Obviously too, the OT traditions of hospitality are in play here as well. The reference in verse 2 of entertaining “angels without knowing it” is thought to refer to Abraham and Sarah’s reception of the three visitors in Genesis 18:1-15 at the oaks of Mamre. But, of course, the people of God themselves not only practiced hospitality but were long “sojourners” (guests) in foreign lands (11:8-10). The experience of being an alien or sojourner, vulnerable before others and dependent on God as host, was fundamental to Israel’s identity.

Rather than an obligation, “love of the strange” seen from either the Greco-Roman or the OT perspective provides the opportunity to be blessed by exposure to the wider world that God cares deeply about. But that is not all. In the church’s “love of the strange” one actually encounters Christ and so are led out of ourselves (13:13; cf. Matthew 25:37-46). Hospitality, then, is a gift that feeds and nourishes us as well as our guests.
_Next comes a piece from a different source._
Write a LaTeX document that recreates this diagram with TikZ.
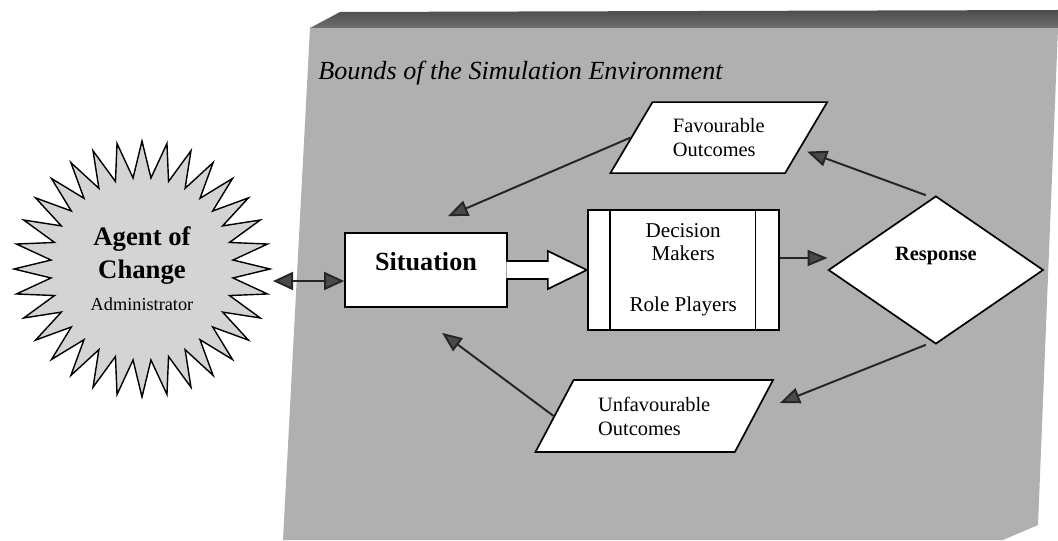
\documentclass[tikz,border=0pt]{standalone}
\usepackage{fontspec}
\setmainfont{Liberation Serif}
\usetikzlibrary{positioning,arrows.meta,calc,shapes.geometric}
\definecolor{panelgrey}{HTML}{B0B0B0}
\definecolor{topgrey}{HTML}{6E6E6E}
\definecolor{burstgrey}{HTML}{D4D4D4}
\definecolor{headgrey}{HTML}{4A4A4A}

\begin{document}
\begin{tikzpicture}[node distance=1.2cm,
  box/.style={rectangle,draw=black,fill=white,line width=1.2pt,align=center},
  outcome/.style={trapezium,trapezium stretches=true,draw=black,fill=white,line width=1.2pt,align=left,font=\fontsize{14.5}{17}\selectfont},
  link/.style={-{Triangle[length=0.5cm,width=0.4cm,fill=headgrey]},line width=1.4pt,draw=black!85},
  dbllink/.style={{Triangle[length=0.5cm,width=0.45cm,fill=headgrey]}-{Triangle[length=0.5cm,width=0.45cm,fill=headgrey]},line width=1.4pt,draw=black!85}]
\useasboundingbox (0,0) rectangle (26.45,13.5);
% the simulation environment
\fill[panelgrey] (7.75,12.8) -- (26.45,12.8) -- (25.95,0.375) -- (25.075,0) -- (7.075,0) -- cycle;
\shade[top color=topgrey!70!black,bottom color=topgrey] (7.75,12.8) -- (8.5,13.2) -- (26.45,13.25) -- (26.45,12.8) -- cycle;
\node[anchor=west,inner sep=0pt,font=\fontsize{18.6}{22}\selectfont\itshape] (bounds) at (7.95,11.675) {Bounds of the Simulation Environment};
% agent
\node[star,star points=32,star point ratio=1.4,minimum size=6.4cm,draw=black,fill=burstgrey,line width=1pt,align=center,font=\fontsize{19}{23}\selectfont\bfseries] (agent) at (3.55,6.775) {Agent of\\Change\\{\fontsize{13}{16}\selectfont\mdseries Administrator}};
% main flow
\node[box,minimum width=4.05cm,minimum height=1.85cm,font=\fontsize{18.6}{22}\selectfont\bfseries,text height=0.45cm,text depth=0.45cm] (sit) at (10.65,6.75) {Situation};
\node[box,minimum width=4.775cm,minimum height=3cm,right=1.975cm of sit,font=\fontsize{15}{16.5}\selectfont] (dm) {Decision\\Makers\\[20pt]Role Players};
\draw[line width=1.2pt] ($(dm.north west)+(0.575,0)$) -- ($(dm.south west)+(0.575,0)$);
\draw[line width=1.2pt] ($(dm.north east)+(-0.6,0)$) -- ($(dm.south east)+(-0.6,0)$);
\node[diamond,draw=black,fill=white,line width=1.2pt,minimum width=5.375cm,minimum height=3.6cm,right=1.2cm of dm,font=\fontsize{14.5}{17}\selectfont\bfseries,text height=0.35cm,text depth=0.84cm] (resp) {Response};
\node[outcome,trapezium left angle=56,trapezium right angle=124,minimum width=5.425cm,minimum height=1.775cm] (fav) at (17.97,10.06) {Favourable\\Outcomes};
\node[outcome,trapezium left angle=59,trapezium right angle=121,minimum width=5.95cm,minimum height=1.8cm] (unf) at (16.356,3.1) {Unfavourable\\Outcomes};
% block arrow
\draw[line width=1.2pt,fill=white] ($(sit.east)+(-0.04,0.225)$) -- ($(sit.east)+(1,0.225)$) -- ($(sit.east)+(1,0.475)$) -- (sit.east -| dm.west) -- ($(sit.east)+(1,-0.475)$) -- ($(sit.east)+(1,-0.225)$) -- ($(sit.east)+(-0.04,-0.225)$);
% connectors
\draw[dbllink] ([yshift=-0.3cm]agent.east) -- ([yshift=-0.3cm]agent.east -| sit.west);
\draw[link] ([yshift=0.3cm]dm.east) -- ([yshift=0.3cm]dm.east -| resp.west);
\draw[link] ([xshift=-0.25cm]resp.north) -- ($(fav.east)+(0,-0.35)$);
\draw[link] (fav.west) -- ($(sit.north)+(0.55,0.4)$);
\draw[link] (unf.west) -- ($(sit.south)+(0.4,-0.625)$);
\draw[link] ([xshift=-0.25cm]resp.south) -- ($(unf.east)+(0.625,0.325)$);
\end{tikzpicture}
\end{document}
From Hebrews’ perspective, the truth is that we are all sojourners in a land that does not belong to us but, ultimately, to God. Since this is so, Hebrews reminds us that those baptized into the death and the resurrection of Christ are to acknowledge with gratitude God’s ongoing favor to us who are only sojourners. Hebrews also points out, however, that those who are marked by the sign of the cross have a tendency to fall in love with “the strange.” Rather, it’s more like God has fallen in love with us.